JF

Falls Park, the birth place of Sioux Falls, South Dakota, is located just a few blocks north of the modest downtown. Like the birth place of most cities, there is no shortage of commemorative plaques detailing the history of the place. If you read closely though, it soon becomes clear that these plaques don’t just tell the story of what is. They tell the story of what could have been.

With better timing and slightly better geography, Sioux Falls could have been a metropolis, rivaling or even eclipsing the bigger cities of the region, including Minneapolis, Omaha and Kansas City. According to the historic markers in Falls Park, for a time, it appeared as though several major railroads would intersect in Sioux Falls, but they went through Omaha instead. Plan B was to utilize the Big Sioux River to power flour mills, but current wasn’t strong enough, and the water falls that give Sioux Falls its name just weren’t tall enough. Now, 135 years after it was granted a city charter, the good people of Sioux Falls will be voting Tuesday whether to build an events center in order to lure away conventions from Fargo and Sioux City. In a lot of ways, the largest city in South Dakota is a city of what could have been.

A few miles south of the birthplace of Sioux Falls is Augustana College, or the Division I basketball powerhouse that could have been. If the river flowed a little faster, or the railroads went a little farther north, there is no reason why Augustana couldn’t be a major college basketball program. If either the milling or railroad industry had taken off, Sioux Falls would have been significantly bigger, and Augustana would have several thousand more students than its current 1,700 or so. If either industry was successful, they could have been the Lutheran Creighton, with a few deep runs in the NCAA tournament. If both industries had taken off, who knows how successful they could have been. College basketball success isn’t limited by size or location. Why should the town of Lawrence, Kansas have more championships than Chicago and New York combined? Why should a small college founded by Methodists in a city otherwise known for a movie about their minor league baseball team have four national championships in the last 20 years.

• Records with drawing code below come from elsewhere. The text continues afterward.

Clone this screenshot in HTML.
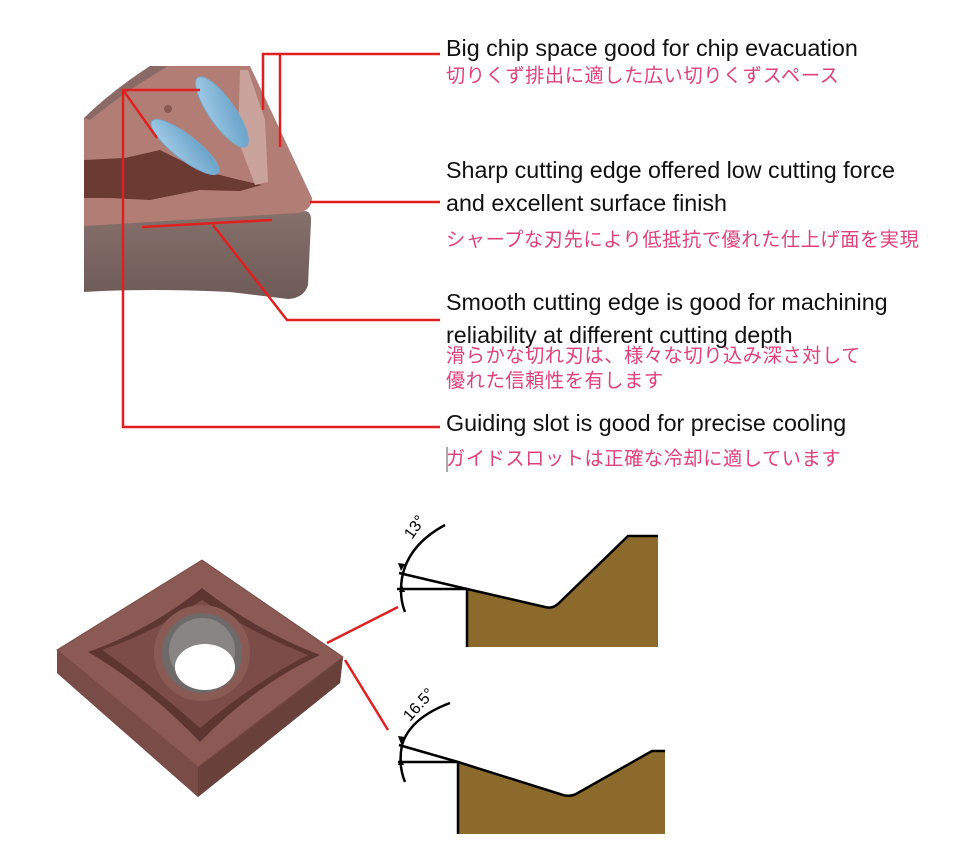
<!DOCTYPE html>
<html><head><meta charset="utf-8"><style>
body{margin:0;background:#fff;width:966px;height:857px;overflow:hidden;position:relative;font-family:"Liberation Sans","Noto Sans CJK JP",sans-serif}
.t{position:absolute;left:446px;font-size:23.3px;color:#111;white-space:nowrap;line-height:1}
.j{position:absolute;left:446px;font-size:19.2px;color:#e0407a;white-space:nowrap;line-height:1;letter-spacing:0.6px}
svg{position:absolute;left:0;top:0}
</style></head><body>
<svg width="966" height="857" viewBox="0 0 966 857">
<defs>
<linearGradient id="side" x1="0" y1="0" x2="0" y2="1"><stop offset="0" stop-color="#86706c"/><stop offset="1" stop-color="#6e5a57"/></linearGradient>
<linearGradient id="bl" x1="0" y1="0" x2="1" y2="1"><stop offset="0" stop-color="#a8d0ea"/><stop offset="1" stop-color="#5f9bc4"/></linearGradient>
</defs>
<path d="M84,222 L300,212 Q312,208 311,222 L308,285 Q304,298 288,299 L230,292 Q150,288 84,292 Z" fill="url(#side)"/>
<path d="M84,118 Q110,95 150,66 L250,66 L312,198 Q312,210 298,213 L84,226 Z" fill="#b27d74"/>
<path d="M84,118 Q110,92 150,66 L168,66 Q120,95 90,120 Z" fill="#8a6a66"/>
<path d="M84,160 L125,158 L160,150 L200,170 L240,180 L262,185 L240,191 L200,190 L150,200 L110,198 L84,198 Z" fill="#6b3a33"/>
<path d="M240,70 L248,70 L265,120 L268,182 L255,185 L238,140 Z" fill="#c9a39c"/>
<ellipse cx="222" cy="112" rx="13" ry="42" transform="rotate(-35 222 112)" fill="url(#bl)" stroke="#7aa8c8"/>
<ellipse cx="185" cy="147" rx="12" ry="42" transform="rotate(-52 185 147)" fill="url(#bl)" stroke="#7aa8c8"/>
<circle cx="168" cy="109" r="4" fill="#8a5a52"/>
<g stroke="#e02020" stroke-width="2.5" fill="none">
<polyline points="263,110 263,54 440,54"/>
<line x1="280" y1="54" x2="280" y2="147"/>
<line x1="310" y1="202" x2="440" y2="202"/>
<line x1="142" y1="227" x2="272" y2="220"/>
<polyline points="213,225 287,320 440,320"/>
<polyline points="200,90 123,90 123,427 440,427"/>
<line x1="123" y1="90" x2="157" y2="138"/>
</g>
<path d="M57,650 L202,560 L343,657 L340,683 L198,797 L57,673 Z" fill="#6e4440"/>
<path d="M57,650 L198,767 L198,797 L57,673 Z" fill="#7a4c47"/>
<path d="M198,767 L343,657 L340,683 L198,797 Z" fill="#6a403b"/>
<path d="M57,650 L202,560 L343,657 L198,767 Z" fill="#8c5a54" stroke="#7a4a45" stroke-linejoin="round"/>
<path d="M88,652 Q150,630 202,588 Q255,630 320,655 Q255,685 200,742 Q145,685 88,652 Z" fill="#5e3530"/>
<path d="M102,650 Q155,632 202,600 Q250,632 308,655 Q255,682 200,728 Q148,682 102,650 Z" fill="#7c4d48"/>
<circle cx="202" cy="653" r="48" fill="#8a5a54"/>
<circle cx="202" cy="653" r="40" fill="#6f6a6a"/>
<circle cx="202" cy="651" r="33" fill="#8a8585"/>
<ellipse cx="205" cy="667" rx="30" ry="23" fill="#fff"/>
<g stroke="#e02020" stroke-width="2.5" fill="none">
<line x1="327" y1="643" x2="398" y2="607"/>
<line x1="345" y1="660" x2="388" y2="730"/>
</g>
<path d="M467,589 L545,607 Q552,609 558,604 L628,536 L658,536 L658,647 L467,647 Z" fill="#8b6a2c"/>
<g stroke="#000" stroke-width="2.5" fill="none">
<polyline points="467,647 467,589 545,607"/>
<path d="M545,607 Q552,609 558,604 L628,536 L658,536"/>
<line x1="397" y1="589" x2="467" y2="589"/>
<line x1="399" y1="573" x2="467" y2="589"/>
<path d="M445,525 Q408,545 402,578 Q399,597 405,612"/>
</g>
<path d="M401,571 l-3,-8 l7,1 z" fill="#000"/>
<path d="M402,585 l-3,7 l6,0 z" fill="#000"/>
<text x="0" y="0" transform="translate(412,540) rotate(-55)" font-size="16" font-family="Liberation Sans,sans-serif">13°</text>
<path d="M458,762 L563,795 Q570,797 576,794 L652,751 L665,751 L665,834 L458,834 Z" fill="#8b6a2c"/>
<g stroke="#000" stroke-width="2.5" fill="none">
<polyline points="458,834 458,762 563,795"/>
<path d="M563,795 Q570,797 576,794 L652,751 L665,751"/>
<line x1="398" y1="762" x2="458" y2="762"/>
<line x1="399" y1="745" x2="458" y2="762"/>
<path d="M450,703 Q410,718 402,745 Q398,765 405,782"/>
</g>
<path d="M401,744 l-3,-8 l7,1 z" fill="#000"/>
<path d="M401,758 l-3,7 l6,0 z" fill="#000"/>
<text x="0" y="0" transform="translate(410,722) rotate(-48)" font-size="16" font-family="Liberation Sans,sans-serif">16.5°</text>
<line x1="447" y1="447" x2="447" y2="472" stroke="#555" stroke-width="1"/>
</svg>
<div class="t" style="top:37px">Big chip space good for chip evacuation</div>
<div class="j" style="top:67px">切りくず排出に適した広い切りくずスペース</div>
<div class="t" style="top:159px">Sharp cutting edge offered low cutting force</div>
<div class="t" style="top:192px">and excellent surface finish</div>
<div class="j" style="top:231px">シャープな刃先により低抵抗で優れた仕上げ面を実現</div>
<div class="t" style="top:291px">Smooth cutting edge is good for machining</div>
<div class="t" style="top:324px">reliability at different cutting depth</div>
<div class="j" style="top:347px">滑らかな切れ刃は、様々な切り込み深さ対して</div>
<div class="j" style="top:372px">優れた信頼性を有します</div>
<div class="t" style="top:412px">Guiding slot is good for precise cooling</div>
<div class="j" style="top:450px">ガイドスロットは正確な冷却に適しています</div>
</body></html>
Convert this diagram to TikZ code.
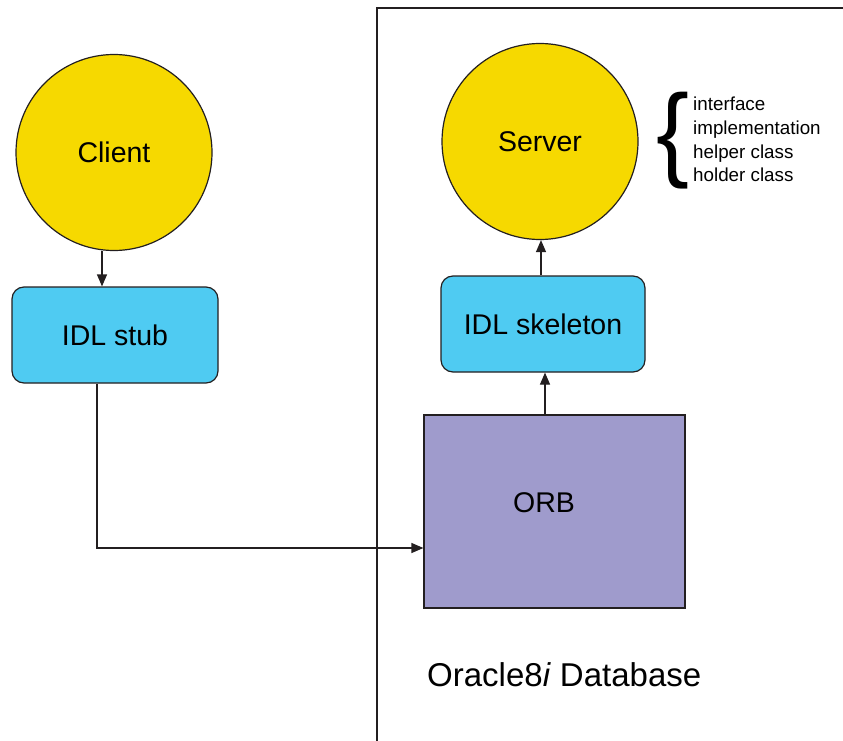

Augustana clearly isn’t Kansas or Duke, but they have experienced plenty of success in their own sphere of the college basketball world, and this season could be special for the Vikings. They were ranked 8th in the Division II pre-season poll, picked to win their conference, and featured a pre-season 2nd team All-American and an Honorable Mention All-American. They’ll be more of a challenge than Bemidji State, and the Gophers will not be able to sleep walk to a win. Like most Division II teams, their best players are in the back court. Cody Shilling, the all-time leading scorer in Minnesota high school basketball history, is that aforementioned 2nd team All-American. He averaged better than 21 points per game last season, and is competent though not excellent from behind the three-point line. He does excel at getting to the free-throw line, more than six attempts per game last season, and making free-throws 88% of the time. Cameron McCafferey is the honorable mention All-American, and is more of an outside shooting threat with 58 made three-pointers last season. At 6’5” and 6’1” respectively, they won’t be undersized. The Vikings also feature a pair of Division I transfers, Drae Murray, a 5’9” point guard from Sam Houston State, and Evan Pierce, a 6’3” guard who never took the court for Wagner. With only four players 6’7” or taller, and only one 6’8”, Minnesota should have a major size advantage, and unlike Bemidji State, none of them appear to be an outside shooting threat.

The Gophers enter their second and final exhibition game with a few questions answered and at least one big question still unanswered. Ralph Sampson and Trevor Mbakwe showed they will be a force to be reckoned with on the inside, as long a someone can get them the ball. For now, Andre Hollins has answered the point guard question with his eight assist, zero turnover performance against Bemeidji State. The last big questions is who else? In an article in the Star Tribune new Gopher beat writer Amelia Rayno attempted to pin the success of the upcoming season on the “Big Three” and added Rodney Williams of all people to Sampson and Mbakwe. The Gophers will need someone else to step up, but it is way too soon to assume that will be Rodney Williams. The title of her article should have been the Big Two plus Who? because it is anybody’s guess if anyone else will emerge as a scoring threat and who that will be.

Ideally, that scoring threat will come on the perimeter. A big season by Williams would be great to see, but it won’t solve the problem of a lack of diversity of scoring threats. Sampson III and Mbakwe can score near the basket, and so can Williams. One of the Hollinses or Julian Welch becoming a double-digit scorer is more important to the team than Williams scoring the same number of points.

Welch finally takes the court Monday night after twisting and then tweaking his ankle. He was the early favorite for the point guard spot, and if his lone season of Division I basketball at UC-Davis is any indication, the best outside shooter on the roster. We should get a good look at him at both guard positions, and if Tubby Smith’s wholesale substitutions continue, should give the second team at least someone worth watching. Until someone else finally does step up, Welch is the top candidate to join Sampson III and Mbakwe as a scoring threat.

This will be the final tune-up before the tune-ups that do count. Augustana is a decent team, and Tubby Smith should treat this more like a real game. You should never put too much stock in an exhibition game, but there may be a little to learn from this one.